The thaw needs to set in sharpish for Billy Gilmour at Norwich City.

Another starring role for Scotland, another slew of gushing headlines, another burst of incredulity how Chelsea’s brightest failed to leave any impression on Daniel Farke.

Gilmour’s influential display in the Scots’ midweek 2-0 World Cup qualifying win over the previously unbeaten Danes secured his country’s spot among the play-off seeds.

It also brought into sharp focus again how chronically under used he was in the final weeks of Farke’s tenure.

Since an August league defeat to Leicester City, Gilmour has started only two games for the Canaries and six for his country. His Danish demonstration, before he made way late in the second half for Kenny McLean at Hampden, ensured he has now played more minutes this season in a Scotland jersey than a green and yellow one.

The inevitable talk around recalls that accompanied City’s recent Premier League mauling at his parent club would have been academic, had Farke stayed in post.

Gilmour would have returned to sender, and then in all probability out the door again to another top flight loan posting.

Only Dean Smith can change the narrative from here.

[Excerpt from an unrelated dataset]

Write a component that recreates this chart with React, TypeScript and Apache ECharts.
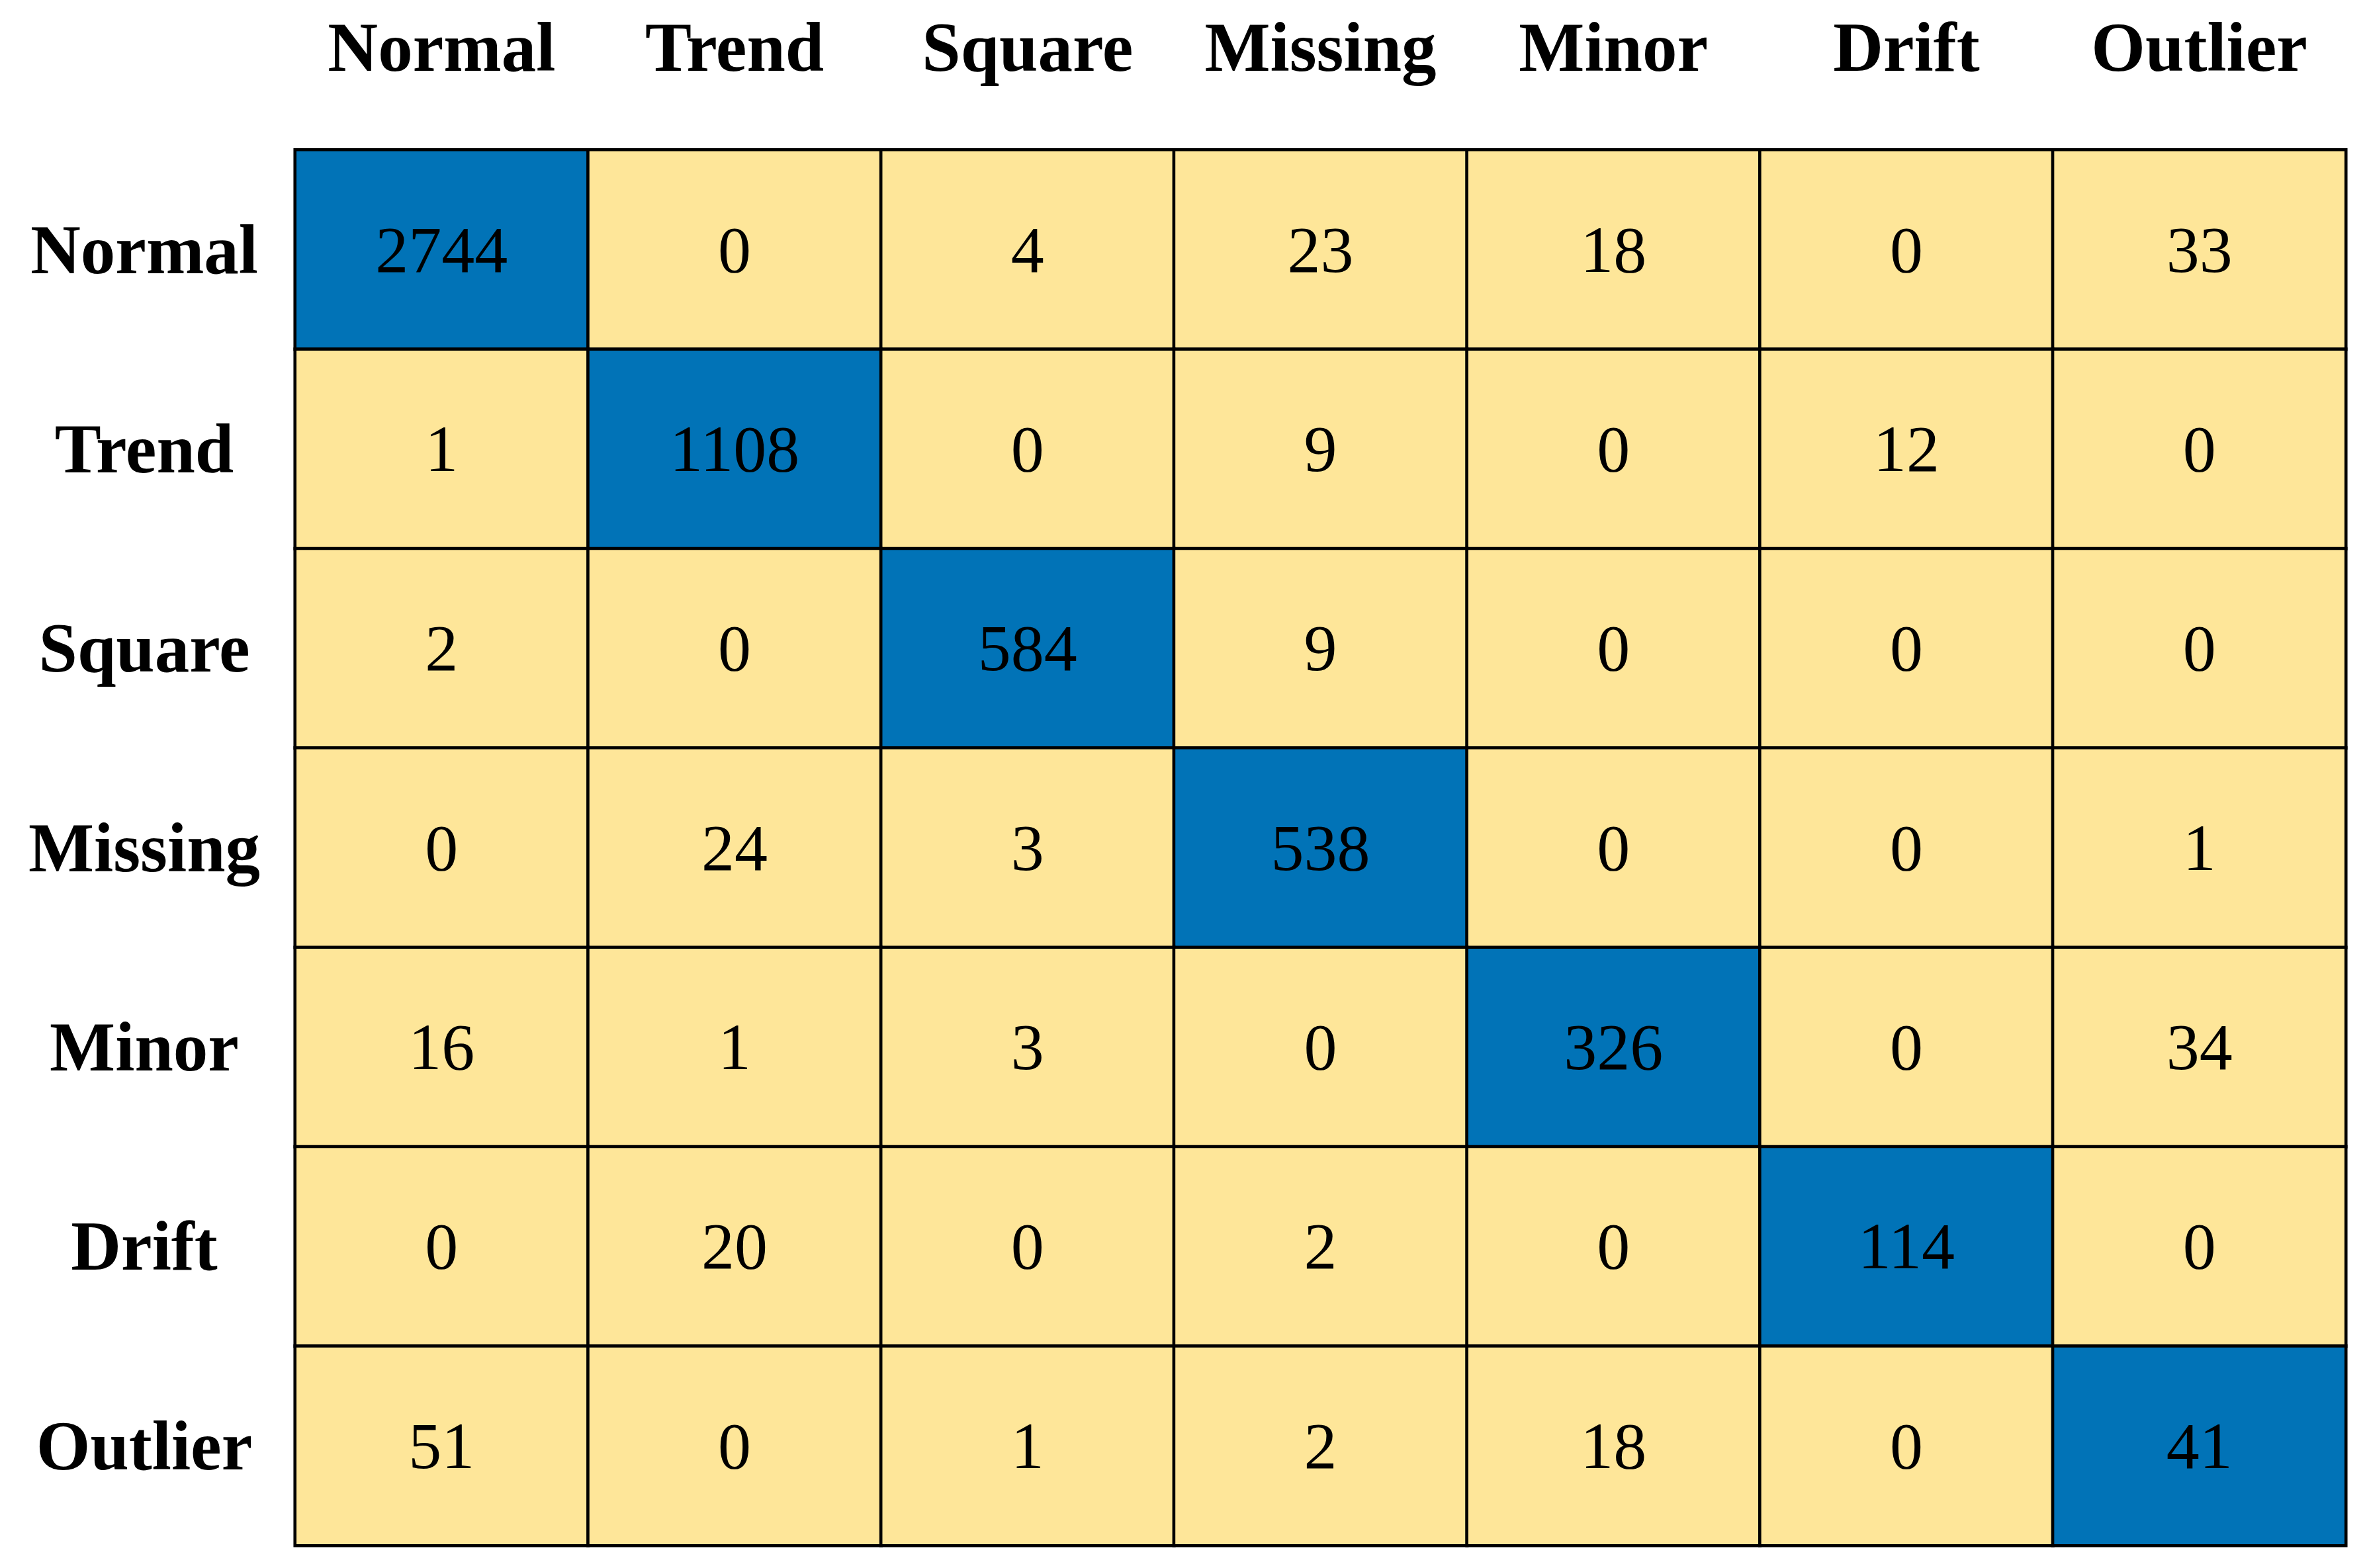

We await the new Norwich head coach’s first public pronouncements. He can expect a persistent line on inquiry regarding the chances of a reconciliation between Norwich and Gilmour.

Farke clearly viewed him as a luxury item.

No other conclusion could be drawn from such a chronic lack of recent activity. In that post-Watford quest for greater defensive resolution Gilmour was expendable. He rightfully may have harboured a sense of grievance at how he was cast aside.

What he has shown in a Scotland jersey, whatever the debates around the relative quality of the opposition compared to Premier League opponents, is a maturity and composure in possession that belies his tender years. Gilmour is a connector of the dots, a player with the vision and the angles to break lines with his range of assured passing.

He most certainly is not the defensive protector he found himself pigeon holed into by the quality Norwich encountered, in what Farke himself, deemed a ‘bumpy’ run of early season Premier League fixtures.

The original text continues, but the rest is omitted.